The already strained school board was further divided last night as trustees fought over proposed gas-lease bids.
Some gas-lease bids were pulled in November. Board president Ray Dickerson said at that time that the district was going to take 90 days to review gas lease concerns and “do its homework,” not just for those mineral rights contracts but for lease issues moving forward.
So some were surprised to see 10 mineral rights contracts worth nearly $2.5 million on Tuesday’s agenda. Trustees voted the bids down in a split 5-4 vote, but not after heated words were exchanged.
Trustee Carlos Vasquez said it seemed Tuesday’s bids came before the board only after Dickerson got letters from “big business people that are your friends” urging the district to approve them. He said he wasn’t against the gas lease bids but that the board told the community it would wait and should honor that.
“It troubles me all the way around. … This is playing politics on the backs of our kids and it’s wrong,” Vasquez said.
Dickerson said he took exception to Vasquez comments.
“I don’t have friends in these oil companies,” Dickerson said, noting that had only met representatives as the bids were being brought forward to the district. “It disturbs me that you would jump to that kind of a conclusion and that kind of accusation. I think it’s terribly inappropriate.”
The complicated issue started this fall when XTO sought mineral rights from the district for schools that are within 1,200 feet of existing drill sites. The district does not have any authority over where gas companies place wells. That lies with the city, which requires such sites to be at least 600 feet of schools.

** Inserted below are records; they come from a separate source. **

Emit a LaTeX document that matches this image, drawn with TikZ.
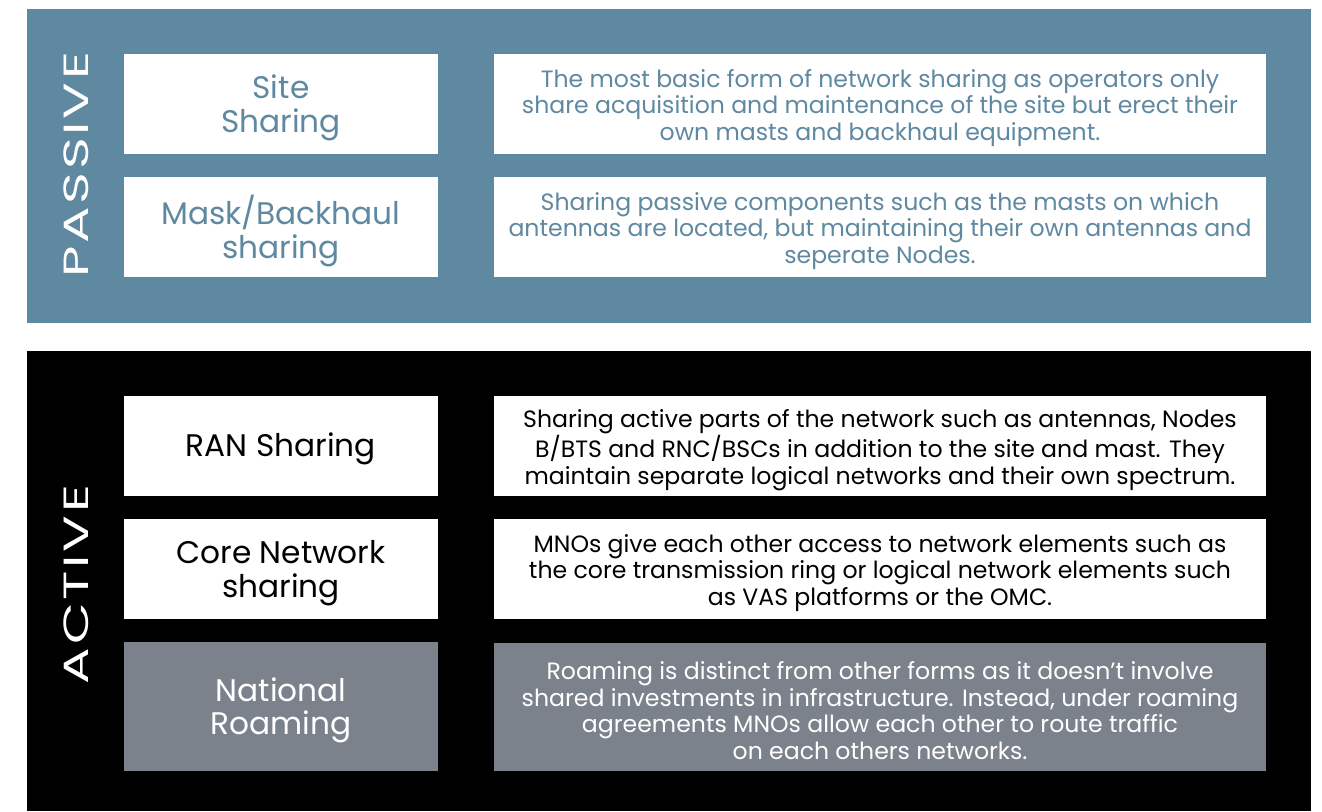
\documentclass[tikz,border=0pt]{standalone}
\usepackage{fontspec}
\setmainfont{Poppins}
\newfontfamily\labfont[LetterSpace=5]{Poppins}
\definecolor{passiveblue}{HTML}{5F89A1}
\definecolor{roamgrey}{HTML}{7C828C}
\tikzset{
  x=1pt, y=-1pt,
  box/.style={draw=none, inner sep=0pt},
  titlebox/.style={box, minimum width=314pt, minimum height=100pt},
  descbox/.style={box, minimum width=772pt, minimum height=100pt},
  titletext/.style={inner sep=0pt, align=center, font=\fontsize{31.2}{33.5}\selectfont},
  desctext/.style={inner sep=0pt, align=center, font=\fontsize{23.6}{26.8}\selectfont},
  sidelabel/.style={rotate=90, font=\labfont\fontsize{35}{35}\selectfont, text=white, inner sep=0pt}
}
\begin{document}
\begin{tikzpicture}
\useasboundingbox[fill=white] (0,0) rectangle (1322,811);
% panels
\fill[passiveblue] (27,9) rectangle (1311,323);
\fill[black] (27,351) rectangle (1311,811);
% passive
\node[sidelabel] (passive) at (76,165) {\scalebox{1.55}[1]{PASSIVE}};
\node[titlebox, fill=white] (site) at (281,104) {};
\node[titletext, text=passiveblue] (sitet) at ([yshift=-4pt]site.center) {Site\\Sharing};
\node[titlebox, fill=white] (mask) at (281,227) {};
\node[titletext, text=passiveblue] (maskt) at ([yshift=-4pt]mask.center) {Mask/Backhaul\\sharing};
\node[descbox, fill=white] (sited) at (880,104) {};
\node[desctext, text=passiveblue] (sitedt) at ([yshift=-4pt]sited.center) {The most basic form of network sharing as operators only\\share acquisition and maintenance of the site but erect their\\own masts and backhaul equipment.};
\node[descbox, fill=white] (maskd) at (880,227) {};
\node[desctext, text=passiveblue] (maskdt) at ([yshift=-4pt]maskd.center) {Sharing passive components such as the masts on which\\antennas are located, but maintaining their own antennas and\\seperate Nodes.};
% active
\node[sidelabel] (active) at (76,584.5) {\scalebox{1.55}[1]{ACTIVE}};
\node[titlebox, fill=white] (ran) at (281,446) {};
\node[titletext, text=black] (rant) at ([yshift=-3pt]ran.center) {RAN Sharing};
\node[titlebox, fill=white] (core) at (281,569) {};
\node[titletext, text=black] (coret) at ([yshift=-4pt]core.center) {Core Network\\sharing};
\node[titlebox, fill=roamgrey, minimum height=129pt] (roam) at (281,706.5) {};
\node[titletext, text=white] (roamt) at ([yshift=-4pt]roam.center) {National\\Roaming};
\node[descbox, fill=white] (rand) at (880,446) {};
\node[desctext, text=black] (randt) at ([yshift=-4pt]rand.center) {Sharing active parts of the network such as antennas, Nodes\\B/BTS and RNC/BSCs in addition to the site and mast. They\\maintain separate logical networks and their own spectrum.};
\node[descbox, fill=white] (cored) at (880,569) {};
\node[desctext, text=black] (coredt) at ([yshift=-4pt]cored.center) {MNOs give each other access to network elements such as\\the core transmission ring or logical network elements such\\as VAS platforms or the OMC.};
\node[descbox, fill=roamgrey, minimum height=128pt] (roamd) at (880,706.5) {};
\node[desctext, text=white] (roamdt) at ([yshift=-4pt]roamd.center) {Roaming is distinct from other forms as it doesn’t involve\\shared investments in infrastructure. Instead, under roaming\\agreements MNOs allow each other to route traffic\\on each others networks.};
\end{tikzpicture}
\end{document}
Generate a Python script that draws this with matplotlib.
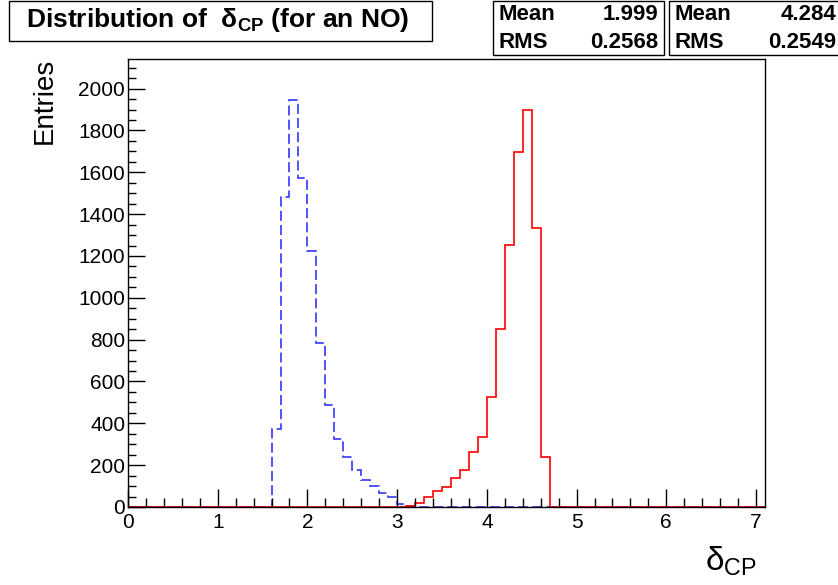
import numpy as np
import matplotlib
matplotlib.use("Agg")
import matplotlib.pyplot as plt
from matplotlib.ticker import MultipleLocator
from matplotlib.patches import Rectangle

plt.rcParams['font.family'] = ['Liberation Sans', 'DejaVu Sans']
plt.rcParams['mathtext.fontset'] = 'custom'
plt.rcParams['mathtext.rm'] = 'Liberation Sans'
plt.rcParams['mathtext.it'] = 'Liberation Sans:italic'
plt.rcParams['mathtext.bf'] = 'Liberation Sans:bold'

# histogram binning: 71 bins of width 0.1 from 0 to 7.1
x_min, x_max, n_bins = 0.0, 7.1, 71

# blue (dashed) histogram: bins starting at 1.6
blue_start = 16
blue_vals = [375, 1482, 1947, 1574, 1224, 785, 486, 327, 237, 176, 129, 100, 65, 46, 13, 3]
# red (solid) histogram: bins starting at 3.1
red_start = 31
red_vals = [5, 18, 46, 78, 97, 138, 176, 265, 335, 526, 851, 1253, 1699, 1898, 1335, 237]

blue_stats = ("1.999", "0.2568")
red_stats = ("4.284", "0.2549")

blue_counts = [0] * blue_start + blue_vals
blue_counts += [0] * (n_bins - len(blue_counts))
red_counts = [0] * red_start + red_vals
red_counts += [0] * (n_bins - len(red_counts))
edges = np.linspace(x_min, x_max, n_bins + 1)

fig = plt.figure(figsize=(8.38, 5.85), dpi=100)
ax = fig.add_axes([128/838, 1-507/585, (765-128)/838, (507-59)/585])

ax.stairs(blue_counts, edges, color='#3535ff', lw=1.2, linestyle=(0, (6, 2.5)))
ax.stairs(red_counts, edges, color='#ff0000', lw=1.2)

ymax = 1.1 * max(max(blue_counts), max(red_counts))
ax.set_xlim(x_min, x_max)
ax.set_ylim(0, ymax)

ax.xaxis.set_major_locator(MultipleLocator(1))
ax.xaxis.set_minor_locator(MultipleLocator(0.2))
ax.yaxis.set_major_locator(MultipleLocator(200))
ax.yaxis.set_minor_locator(MultipleLocator(50))
ax.tick_params(which='both', direction='in', top=False, right=False, labelsize=15, width=1)
ax.tick_params(which='major', axis='x', length=13, pad=4)
ax.tick_params(which='minor', axis='x', length=6.5)
ax.tick_params(which='major', axis='y', length=12, pad=2)
ax.tick_params(which='minor', axis='y', length=6)
for s in ax.spines.values():
    s.set_linewidth(1.0)

fig.text(45/838, 1-58/585, 'Entries', rotation=90, ha='center', va='top', fontsize=20)
fig.text(757/838, 1-578/585, r'δ$_{\mathrm{CP}}$', ha='right', va='bottom', fontsize=24)

# title box
fig.patches.append(Rectangle((9/838, 1-41/585), (432-9)/838, 40/585, transform=fig.transFigure,
                             fill=False, edgecolor='black', lw=1.0))
fig.text(218/838, 1-20/585, r'Distribution of  δ$_{\mathbf{CP}}$ (for an NO)', ha='center', va='center',
         fontsize=19, fontweight='bold')

# stat boxes
def stat_box(x0, x1, stats):
    fig.patches.append(Rectangle((x0/838, 1-55/585), (x1-x0)/838, 54/585, transform=fig.transFigure,
                                 fill=False, edgecolor='black', lw=1.0))
    fig.text((x0+5)/838, 1-15/585, 'Mean', ha='left', va='center', fontsize=16, fontweight='bold')
    fig.text((x1-6)/838, 1-15/585, stats[0], ha='right', va='center', fontsize=16, fontweight='bold')
    fig.text((x0+5)/838, 1-42/585, 'RMS', ha='left', va='center', fontsize=16, fontweight='bold')
    fig.text((x1-6)/838, 1-42/585, stats[1], ha='right', va='center', fontsize=16, fontweight='bold')

stat_box(493, 664, blue_stats)
stat_box(669, 842, red_stats)

fig.savefig('out.png', dpi=100)
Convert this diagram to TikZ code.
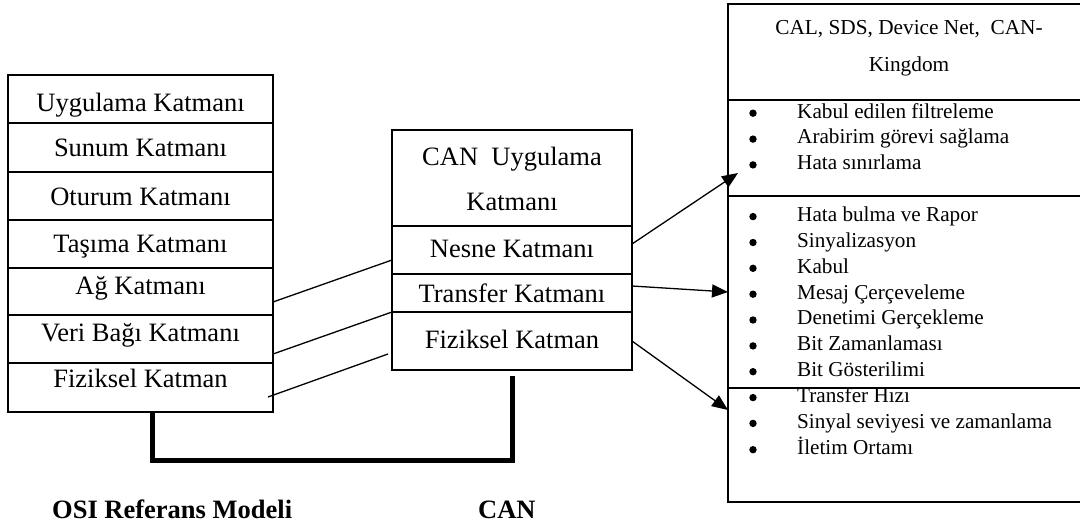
\documentclass[tikz,border=0pt]{standalone}
\usepackage{fontspec}
\setmainfont{Liberation Serif}
\usetikzlibrary{arrows.meta}
\begin{document}
\begin{tikzpicture}[x=1pt,y=-1pt,
  box/.style={draw, line width=1.4pt, inner sep=0pt, outer sep=0pt},
  lbl/.style={inner sep=0pt, anchor=base, font=\fontsize{26.5}{30}\selectfont},
  head/.style={inner sep=0pt, anchor=base, font=\fontsize{21.3}{25}\selectfont},
  item/.style={inner sep=0pt, anchor=base west, font=\fontsize{21.2}{25}\selectfont},
  title/.style={inner sep=0pt, anchor=base west, font=\fontsize{26.5}{30}\selectfont\bfseries},
  link/.style={line width=1.3pt},
  pointer/.style={line width=1.3pt, -{Triangle[length=16pt,width=13pt]}},
  bracket/.style={line width=5pt, line join=miter}]
\useasboundingbox (0,0) rectangle (1080,527);

% OSI reference model: seven stacked layers
\node[box, minimum width=265pt, minimum height=48pt] (r1) at (140.5,99)   {};
\node[box, minimum width=265pt, minimum height=49pt] (r2) at (140.5,147.5) {};
\node[box, minimum width=265pt, minimum height=48pt] (r3) at (140.5,196)  {};
\node[box, minimum width=265pt, minimum height=48pt] (r4) at (140.5,244)  {};
\node[box, minimum width=265pt, minimum height=47pt] (r5) at (140.5,291.5) {};
\node[box, minimum width=265pt, minimum height=48pt] (r6) at (140.5,339)  {};
\node[box, minimum width=265pt, minimum height=49pt] (r7) at (140.5,387.5) {};
\node[lbl] (t1) at (140.5,112) {Uygulama Katmanı};
\node[lbl] (t2) at (140.5,157) {Sunum Katmanı};
\node[lbl] (t3) at (140.5,205) {Oturum Katmanı};
\node[lbl] (t4) at (140.5,252) {Taşıma Katmanı};
\node[lbl] (t5) at (140.5,294) {Ağ Katmanı};
\node[lbl] (t6) at (140.5,341) {Veri Bağı Katmanı};
\node[lbl] (t7) at (140.5,387) {Fiziksel Katman};

% CAN layer stack
\node[box, minimum width=240pt, minimum height=96pt] (m1) at (512,178) {};
\node[box, minimum width=240pt, minimum height=48pt] (m2) at (512,250) {};
\node[box, minimum width=240pt, minimum height=38pt] (m3) at (512,293) {};
\node[box, minimum width=240pt, minimum height=58pt] (m4) at (512,341) {};
\node[lbl] (u1) at (512,165) {CAN\ \ Uygulama};
\node[lbl] (u2) at (512,210) {Katmanı};
\node[lbl] (u3) at (512,257) {Nesne Katmanı};
\node[lbl] (u4) at (512,302) {Transfer Katmanı};
\node[lbl] (u5) at (512,348) {Fiziksel Katman};

% Functions of the CAN layers
\node[box, minimum width=362pt, minimum height=96pt]  (s0) at (909,52)  {};
\node[box, minimum width=362pt, minimum height=96pt]  (s1) at (909,148) {};
\node[box, minimum width=362pt, minimum height=192pt] (s2) at (909,292) {};
\node[box, minimum width=362pt, minimum height=114pt] (s3) at (909,445) {};
\node[head] (h1) at (909,35) {CAL, SDS, Device Net,\ \ CAN-};
\node[head] (h2) at (909,72) {Kingdom};

% bulleted list: one entry per line, fixed baseline step
\foreach \name/\yb/\txt in {
    f1/118/{Kabul edilen filtreleme},
    f2/143.9/{Arabirim görevi sağlama},
    f3/169.7/{Hata sınırlama},
    f4/221.4/{Hata bulma ve Rapor},
    f5/247.3/{Sinyalizasyon},
    f6/273.1/{Kabul},
    f7/299/{Mesaj Çerçeveleme},
    f8/324.8/{Denetimi Gerçekleme},
    f9/350.7/{Bit Zamanlaması},
    f10/376.5/{Bit Gösterilimi},
    f11/402.4/{Transfer Hızı},
    f12/428.2/{Sinyal seviyesi ve zamanlama},
    f13/454.5/{İletim Ortamı}} {
  \fill (753,\yb-4.8) circle[radius=3.7pt];
  \node[item] (\name) at (797,\yb) {\txt};
}

% Correspondence between OSI layers and CAN layers
\draw[link] ([yshift=-10.5pt]r5.east) -- ([yshift=-10pt]m2.west);
\draw[link] ([yshift=-15pt]r6.east) -- (m3.south west);
\draw[link] ([xshift=-5pt,yshift=-9.5pt]r7.east) -- ([xshift=-4pt,yshift=-13pt]m4.west);

% CAN layers to their functions
\draw[pointer] ([yshift=6pt]m2.east) -- ([xshift=10pt,yshift=-25pt]s1.west);
\draw[pointer] ([yshift=7pt]m3.east) -- (s2.west);
\draw[pointer] (m4.east) -- ([yshift=35pt]s3.west);

% Bracket joining the two models
\draw[bracket] ([xshift=144pt]r7.south west) -- ++(0,48) -| ([yshift=-6pt]m4.south);

\node[title] (osi) at (52,518) {OSI Referans Modeli};
\node[title] (can) at (478,518) {CAN};
\end{tikzpicture}
\end{document}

But the district’s own policy says it will not enter into a contract with gas companies for mineral rights if a company’s drill site is within 1,200 feet of district property. XTO asked for a waiver for leases that were related to gas sites in south Fort Worth within that distance of schools, one near Wilson Elementary and one near Daggett Montessori.
Dickerson said gas-lease bids were put on the agenda this month after new information came to light, including that XTO pulled the bids for those within the 1,200 distance and after concerns that the district could lose out on much-needed money if it passed on the bids now.
Trustee Ann Sutherland questioned whether some trustees really were concerned about children’s safety if they voted for the leases before additional review could be done and until the city’s air quality test is done. “You do not know if this is safe for kids, and you aren’t going to know until these tests are done,” Sutherland said. “Let’s not try to pretend that we care about kids and then vote for the thing because you’re just blowing smoke.”
Other trustees said they felt confident that the gas leases were safe for children and that the district needed to do its diligence to secure financial dealings. Trustee Judy Needham added that she supported the bids as the money could staff an entire school, help keep the Center for New Lives school for pregnant girls open (which was at risk of closing this summer) or almost fund a 1 percent raise for employees.
As it seemed the bids would be denied, Dickerson asked trustees to make sure they voted as they intended to do so.
Trustee Juan Rangel had been working with local university experts to review gas drilling issues and pushed to keep the moratorium. He attempted to formalize a 60-day waiting period after the contracts were denied, which led to more arguing among board. Dickerson ended up instructing staff to not rebid the gas leases for at least 60 days.
Then after the meeting, Sutherland and Needham seemed to be in a heated discussion when Needham yelled across the board room to Sutherland, “You don’t know everything.”